== WHAT IS BEING ASKED ==
Make an exact copy of the data below, leaving out every picture.

== SOURCE MATERIAL ==

________________________

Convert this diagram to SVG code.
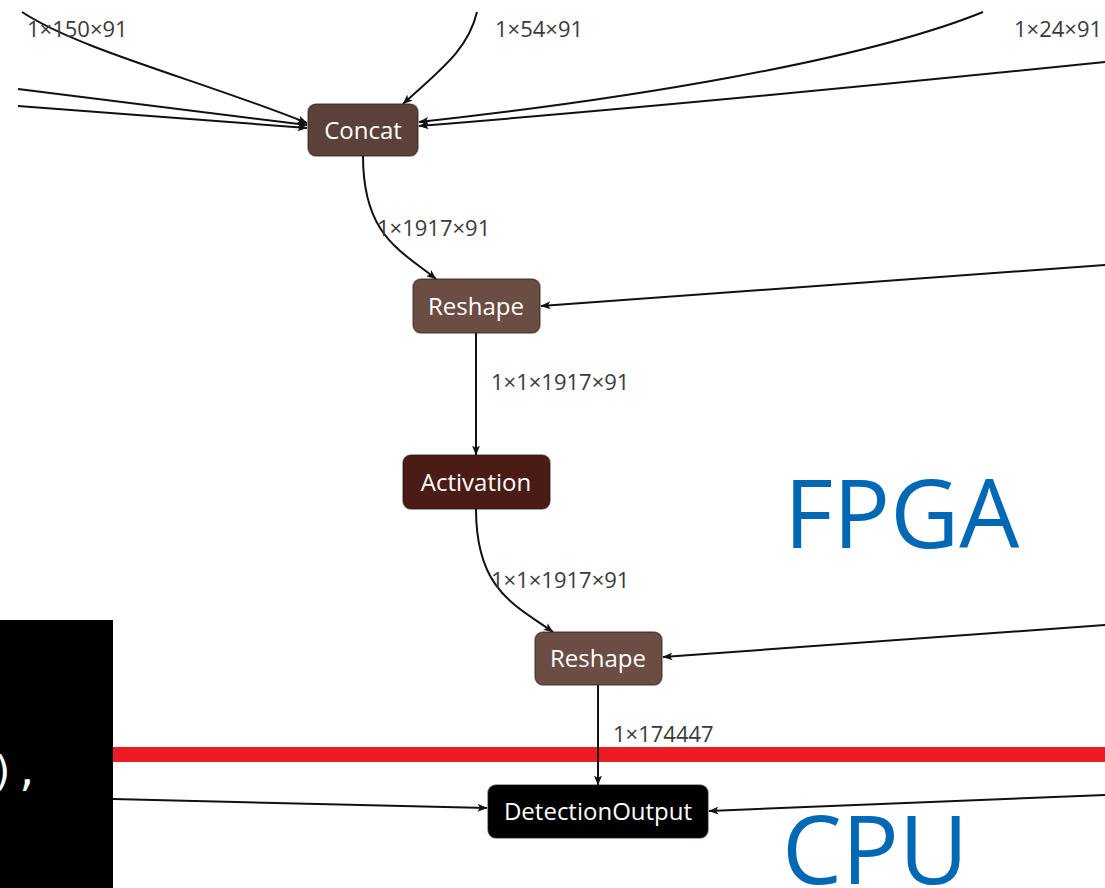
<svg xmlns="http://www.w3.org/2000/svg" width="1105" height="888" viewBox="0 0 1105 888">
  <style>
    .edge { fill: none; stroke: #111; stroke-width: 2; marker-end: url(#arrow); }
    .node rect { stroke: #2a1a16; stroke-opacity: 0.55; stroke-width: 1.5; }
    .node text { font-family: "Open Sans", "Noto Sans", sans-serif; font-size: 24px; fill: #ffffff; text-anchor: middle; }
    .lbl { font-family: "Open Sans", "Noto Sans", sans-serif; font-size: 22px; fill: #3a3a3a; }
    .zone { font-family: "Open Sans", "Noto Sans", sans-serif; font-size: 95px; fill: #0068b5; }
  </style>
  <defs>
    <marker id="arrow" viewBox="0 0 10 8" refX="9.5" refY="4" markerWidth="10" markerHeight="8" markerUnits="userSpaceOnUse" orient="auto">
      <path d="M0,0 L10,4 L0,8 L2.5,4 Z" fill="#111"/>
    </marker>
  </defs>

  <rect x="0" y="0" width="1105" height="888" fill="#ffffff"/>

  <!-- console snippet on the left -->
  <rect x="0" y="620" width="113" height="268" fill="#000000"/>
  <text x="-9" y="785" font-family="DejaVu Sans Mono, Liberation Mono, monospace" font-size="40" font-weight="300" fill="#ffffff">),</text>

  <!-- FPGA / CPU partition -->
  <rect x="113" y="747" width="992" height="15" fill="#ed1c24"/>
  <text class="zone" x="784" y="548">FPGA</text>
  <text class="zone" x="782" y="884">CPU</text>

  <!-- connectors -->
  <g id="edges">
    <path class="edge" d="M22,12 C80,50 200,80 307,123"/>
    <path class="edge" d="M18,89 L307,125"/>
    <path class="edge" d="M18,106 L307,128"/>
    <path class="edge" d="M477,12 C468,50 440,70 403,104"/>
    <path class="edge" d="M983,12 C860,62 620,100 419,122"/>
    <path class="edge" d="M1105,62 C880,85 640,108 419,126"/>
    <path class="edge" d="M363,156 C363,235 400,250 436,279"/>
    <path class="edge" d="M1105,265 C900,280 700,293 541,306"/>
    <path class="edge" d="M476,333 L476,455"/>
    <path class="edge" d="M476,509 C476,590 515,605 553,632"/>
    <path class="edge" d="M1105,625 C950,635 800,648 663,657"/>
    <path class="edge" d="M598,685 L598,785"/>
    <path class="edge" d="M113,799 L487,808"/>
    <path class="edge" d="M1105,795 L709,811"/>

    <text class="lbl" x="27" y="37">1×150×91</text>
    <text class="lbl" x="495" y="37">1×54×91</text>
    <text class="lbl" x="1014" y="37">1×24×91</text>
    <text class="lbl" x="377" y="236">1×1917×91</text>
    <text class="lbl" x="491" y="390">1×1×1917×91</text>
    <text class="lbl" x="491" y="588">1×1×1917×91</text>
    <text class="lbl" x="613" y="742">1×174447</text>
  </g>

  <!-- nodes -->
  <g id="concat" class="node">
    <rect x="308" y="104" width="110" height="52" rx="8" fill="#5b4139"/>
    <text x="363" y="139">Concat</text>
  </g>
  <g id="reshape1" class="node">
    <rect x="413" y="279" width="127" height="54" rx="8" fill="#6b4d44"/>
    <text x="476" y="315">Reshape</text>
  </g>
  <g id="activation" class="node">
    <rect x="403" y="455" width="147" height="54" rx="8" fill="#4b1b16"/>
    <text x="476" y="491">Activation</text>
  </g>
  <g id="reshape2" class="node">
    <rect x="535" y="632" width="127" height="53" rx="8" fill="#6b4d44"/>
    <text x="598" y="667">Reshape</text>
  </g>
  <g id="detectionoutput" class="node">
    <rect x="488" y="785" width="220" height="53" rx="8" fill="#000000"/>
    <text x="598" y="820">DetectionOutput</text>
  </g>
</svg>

________________________

== FINISHED TASK ==
Convert this diagram to SVG code.
<svg xmlns="http://www.w3.org/2000/svg" width="1105" height="888" viewBox="0 0 1105 888">
  <style>
    .edge { fill: none; stroke: #111; stroke-width: 2; marker-end: url(#arrow); }
    .node rect { stroke: #2a1a16; stroke-opacity: 0.55; stroke-width: 1.5; }
    .node text { font-family: "Open Sans", "Noto Sans", sans-serif; font-size: 24px; fill: #ffffff; text-anchor: middle; }
    .lbl { font-family: "Open Sans", "Noto Sans", sans-serif; font-size: 22px; fill: #3a3a3a; }
    .zone { font-family: "Open Sans", "Noto Sans", sans-serif; font-size: 95px; fill: #0068b5; }
  </style>
  <defs>
    <marker id="arrow" viewBox="0 0 10 8" refX="9.5" refY="4" markerWidth="10" markerHeight="8" markerUnits="userSpaceOnUse" orient="auto">
      <path d="M0,0 L10,4 L0,8 L2.5,4 Z" fill="#111"/>
    </marker>
  </defs>

  <rect x="0" y="0" width="1105" height="888" fill="#ffffff"/>

  <!-- console snippet on the left -->
  <rect x="0" y="620" width="113" height="268" fill="#000000"/>
  <text x="-9" y="785" font-family="DejaVu Sans Mono, Liberation Mono, monospace" font-size="40" font-weight="300" fill="#ffffff">),</text>

  <!-- FPGA / CPU partition -->
  <rect x="113" y="747" width="992" height="15" fill="#ed1c24"/>
  <text class="zone" x="784" y="548">FPGA</text>
  <text class="zone" x="782" y="884">CPU</text>

  <!-- connectors -->
  <g id="edges">
    <path class="edge" d="M22,12 C80,50 200,80 307,123"/>
    <path class="edge" d="M18,89 L307,125"/>
    <path class="edge" d="M18,106 L307,128"/>
    <path class="edge" d="M477,12 C468,50 440,70 403,104"/>
    <path class="edge" d="M983,12 C860,62 620,100 419,122"/>
    <path class="edge" d="M1105,62 C880,85 640,108 419,126"/>
    <path class="edge" d="M363,156 C363,235 400,250 436,279"/>
    <path class="edge" d="M1105,265 C900,280 700,293 541,306"/>
    <path class="edge" d="M476,333 L476,455"/>
    <path class="edge" d="M476,509 C476,590 515,605 553,632"/>
    <path class="edge" d="M1105,625 C950,635 800,648 663,657"/>
    <path class="edge" d="M598,685 L598,785"/>
    <path class="edge" d="M113,799 L487,808"/>
    <path class="edge" d="M1105,795 L709,811"/>

    <text class="lbl" x="27" y="37">1×150×91</text>
    <text class="lbl" x="495" y="37">1×54×91</text>
    <text class="lbl" x="1014" y="37">1×24×91</text>
    <text class="lbl" x="377" y="236">1×1917×91</text>
    <text class="lbl" x="491" y="390">1×1×1917×91</text>
    <text class="lbl" x="491" y="588">1×1×1917×91</text>
    <text class="lbl" x="613" y="742">1×174447</text>
  </g>

  <!-- nodes -->
  <g id="concat" class="node">
    <rect x="308" y="104" width="110" height="52" rx="8" fill="#5b4139"/>
    <text x="363" y="139">Concat</text>
  </g>
  <g id="reshape1" class="node">
    <rect x="413" y="279" width="127" height="54" rx="8" fill="#6b4d44"/>
    <text x="476" y="315">Reshape</text>
  </g>
  <g id="activation" class="node">
    <rect x="403" y="455" width="147" height="54" rx="8" fill="#4b1b16"/>
    <text x="476" y="491">Activation</text>
  </g>
  <g id="reshape2" class="node">
    <rect x="535" y="632" width="127" height="53" rx="8" fill="#6b4d44"/>
    <text x="598" y="667">Reshape</text>
  </g>
  <g id="detectionoutput" class="node">
    <rect x="488" y="785" width="220" height="53" rx="8" fill="#000000"/>
    <text x="598" y="820">DetectionOutput</text>
  </g>
</svg>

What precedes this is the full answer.